Castelli Gallery, 24 W 40 St, is pleased to present Banners and Curses, an exhibition of new works by Robert Morris. The title of the show refers to the two featured series on display: Curses, which consists of eight fiberglass and epoxy objects, and Banners, a series of hanging synthetic fabric pieces. In both bodies of work, the artist produces a destabilizing synthesis of aesthetic form and political content by carefully manipulating the materials that link these two dimensions of meaning.
Robert Morris’s series of Curses consist of eight molded objects made of fiberglass cloth dipped in epoxy resin. While the resin is still wet, Morris shapes the fabric over a wooden box onto which he has molded politicized phrases and epithets in a clay-like material. The cloth eventually dries, retaining the form of the letters on the box as well as the pleats and billows of the draped fabric. In response to Morris’s Curses series art historian, Pepe Karmel, notes that “[t]he shimmering translucency and the lyric folds of the reliefs...belie the violence of the words semi-concealed within them. Impelling the viewer simultaneously toward rage and transcendence, they generate a kind of mental static: the hiss, pop, and crackle of severe cognitive dissonance.”
In addition, Robert Morris’s use of fiberglass material in his Curses connect this series with his early minimal work. Starting in the late 1960s, Morris remade several of his geometric plywood constructions in fiberglass, both because the translucency of fiberglass gave them a unique ethereal quality. These works likewise recall Morris’s earlier series MOLTINGSEXOSKELETONSSHROUDS (2015) and Boustrophedons (2017) in which he similarly uses epoxy-saturated fabric to create three-dimensional figures that nonetheless retain the supple appearance of cloth.
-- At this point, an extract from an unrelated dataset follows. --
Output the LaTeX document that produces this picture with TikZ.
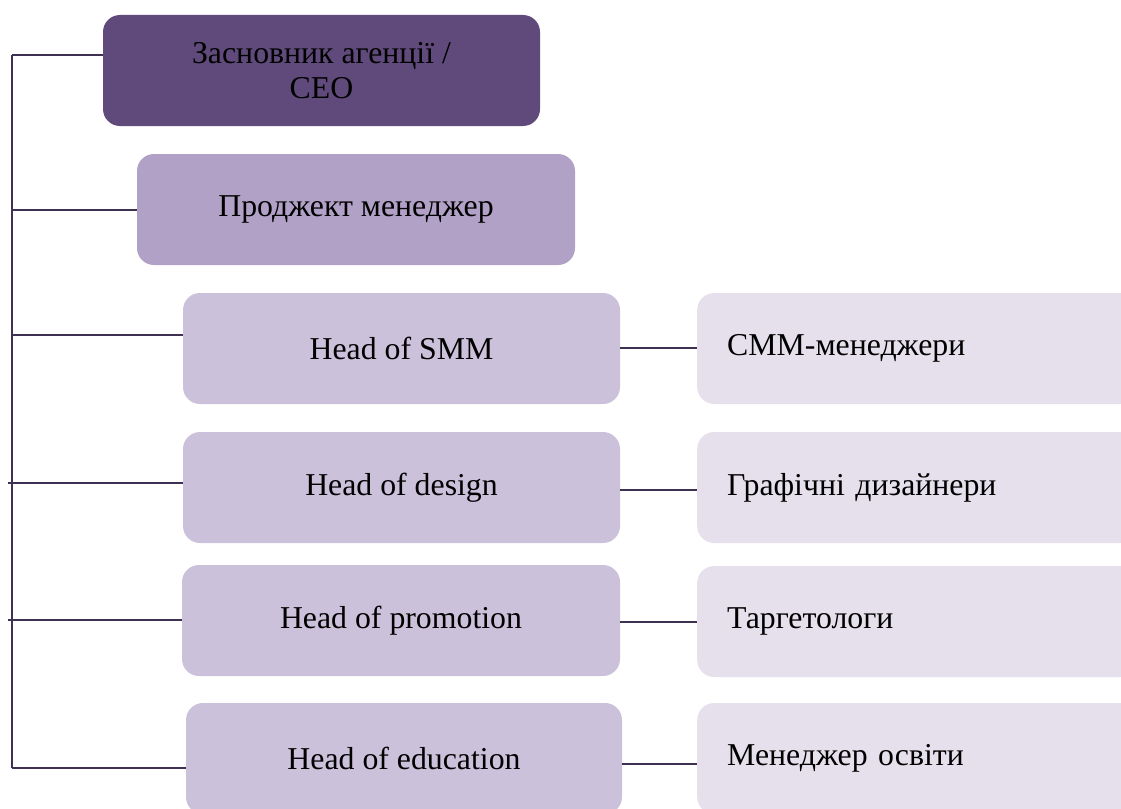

The second group of works—Banners—include eight 7 by 10 ½ foot synthetic canvases, UV printed with a montage of images evoking subjects ranging from Francisco Goya’s Los Caprichos prints, to the films of Stanley Kubrick, to contemporary politics. In these pieces Robert Morris draws on two main visual references. The first are cartoons. In an essay he wrote in 2017 titled “Toward the Cartoon” the artist indicates his interest in the strategies cartoons use to convey meaning: “There is something about the inversion of the cartoon that plays on the dualistic when the awe of beauty can be tilted into laughter, and terror and threat can be upended with a clown countenance.”
In his Banners, Morris calls forth the cartoon’s capacity to break down dichotomies through his use of a visual vocabulary that elides the farcical with the terrifying, the intimate with the public, beauty with the grotesque. A second act of elision occurs on the level of the works’ form: the large scale of the canvases contrasts with the typical dimensions of cartoons, which commonly circulate through print media such as books and periodicals—objects that can be held in the hand. The mural-size of these works reference the banners frequently used as advertisement outside of buildings, for example those hung on the facades of museums to promote exhibitions. This enlarging of a genre traditionally considered an inferior artform to the monumental scale of a Neoclassical history painting compounds the cartoon’s subversive tendency by undermining conventional notions of “correct” proportion. In a final ironic turn, the viewer realizes that this humorous vision of the world blown out of proportion, in fact all too accurately represents our current socio-political reality.